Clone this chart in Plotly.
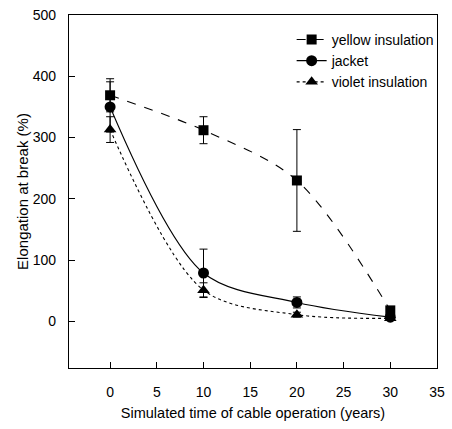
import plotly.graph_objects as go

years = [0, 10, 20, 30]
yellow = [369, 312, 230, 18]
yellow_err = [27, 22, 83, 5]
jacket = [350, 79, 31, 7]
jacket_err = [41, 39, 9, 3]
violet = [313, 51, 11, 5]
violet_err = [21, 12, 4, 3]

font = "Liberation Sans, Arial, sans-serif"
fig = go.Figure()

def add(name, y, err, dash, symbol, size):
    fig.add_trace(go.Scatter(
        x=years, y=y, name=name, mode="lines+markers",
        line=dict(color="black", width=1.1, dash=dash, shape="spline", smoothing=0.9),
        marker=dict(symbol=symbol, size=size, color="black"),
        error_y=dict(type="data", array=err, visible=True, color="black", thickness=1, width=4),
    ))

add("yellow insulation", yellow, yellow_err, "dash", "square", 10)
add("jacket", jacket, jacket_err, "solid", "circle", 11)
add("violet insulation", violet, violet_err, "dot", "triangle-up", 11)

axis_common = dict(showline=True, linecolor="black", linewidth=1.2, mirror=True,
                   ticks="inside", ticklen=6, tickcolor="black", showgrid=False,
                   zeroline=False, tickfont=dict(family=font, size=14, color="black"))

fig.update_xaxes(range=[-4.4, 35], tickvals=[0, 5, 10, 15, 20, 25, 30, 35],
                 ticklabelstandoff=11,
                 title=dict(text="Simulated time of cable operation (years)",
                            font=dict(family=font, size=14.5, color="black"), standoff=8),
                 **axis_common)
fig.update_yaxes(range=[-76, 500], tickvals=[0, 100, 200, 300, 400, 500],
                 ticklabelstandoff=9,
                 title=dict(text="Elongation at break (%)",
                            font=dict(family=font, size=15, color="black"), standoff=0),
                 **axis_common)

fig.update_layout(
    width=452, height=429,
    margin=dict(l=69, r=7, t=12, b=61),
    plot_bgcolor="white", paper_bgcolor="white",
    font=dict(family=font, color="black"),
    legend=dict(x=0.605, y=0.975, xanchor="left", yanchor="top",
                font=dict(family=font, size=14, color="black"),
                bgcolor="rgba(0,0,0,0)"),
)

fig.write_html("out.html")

YOUR OBJECTIVE: Leave out the pictures and repeat exactly the lines from the start of the material through the line that contains "fig = go.Figure()", both included.

EXERCISE SOLUTION:
Clone this chart in Plotly.
import plotly.graph_objects as go

years = [0, 10, 20, 30]
yellow = [369, 312, 230, 18]
yellow_err = [27, 22, 83, 5]
jacket = [350, 79, 31, 7]
jacket_err = [41, 39, 9, 3]
violet = [313, 51, 11, 5]
violet_err = [21, 12, 4, 3]

font = "Liberation Sans, Arial, sans-serif"
fig = go.Figure()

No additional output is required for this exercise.